After migrating to a modular platform, IDP launched more than 60 websites from a single centralised content space within three months. Head office retained control of core brand assets. Regional teams had the autonomy to localise for their audiences, adjusting program details, tailoring SEO metadata and managing their own publishing workflows, without the ability to accidentally override global standards.

"It brought everything under one umbrella," said Nivedhika Muthuswamy, Content Engineering Manager at IDP Education. "Consistent brand, consistent design, and SEO wasn't forgotten about."

Organic traffic increased across every website. Conversion rates improved year on year. Those are not soft wins.

The permission problem

Most global content strategies are built on a false assumption that central control and local agility cannot coexist. The thinking goes that more freedom for regional teams means a weaker brand, and a tighter brand means less local relevance.

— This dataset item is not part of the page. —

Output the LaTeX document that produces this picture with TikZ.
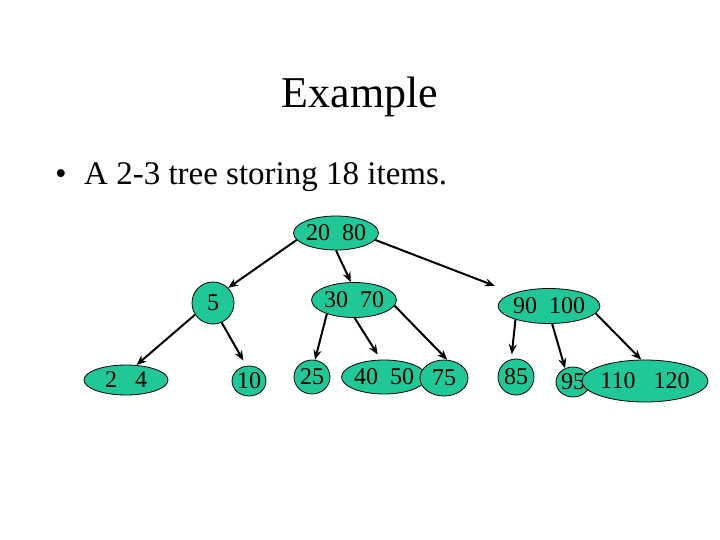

However, a well-structured composable content platform enables central teams to govern what matters, including brand assets, legal copy, and core messaging. And regional teams work within that structure and localise everything else, writing for their audiences rather than adapting content built for someone else.

At IDP, role-based permissions meant that university partners could write and submit content updates without being able to publish them directly. The editorial review process stayed in place. The brand held. The operational bottleneck that had slowed everything down disappeared.

AI is already here

IDP now uses AI-powered tools to automatically generate metadata, translations, and alt text across its markets. Work that once took weeks can now be done in seconds. It does not remove the need for people. It changes the work. Routine tasks are reduced. People spend more time on judgement, tone and how messages land in different cultures.

For Australian brands expanding across Asia Pacific, the stakes are specific. What works in Sydney plays differently in Singapore. A campaign that is to land in Auckland will need to be rethought for that city's community. Speed and localisation at scale aren't optional. And they need to coexist.

The infrastructure has to match the ambition

Australia produces strong creative work. The ideas are there. What holds brands back is the systems and processes they are trying to run those ideas through.

The brands winning in global markets are not necessarily the ones with the largest content teams or the biggest localisation budgets. They are the ones that have built infrastructure smart enough to protect what matters globally, while giving local teams the room and the tools to do what they do best. That is a strategy problem before it is a technology problem. But as IDP's 60 websites will tell you, the technology has to be good enough to solve it.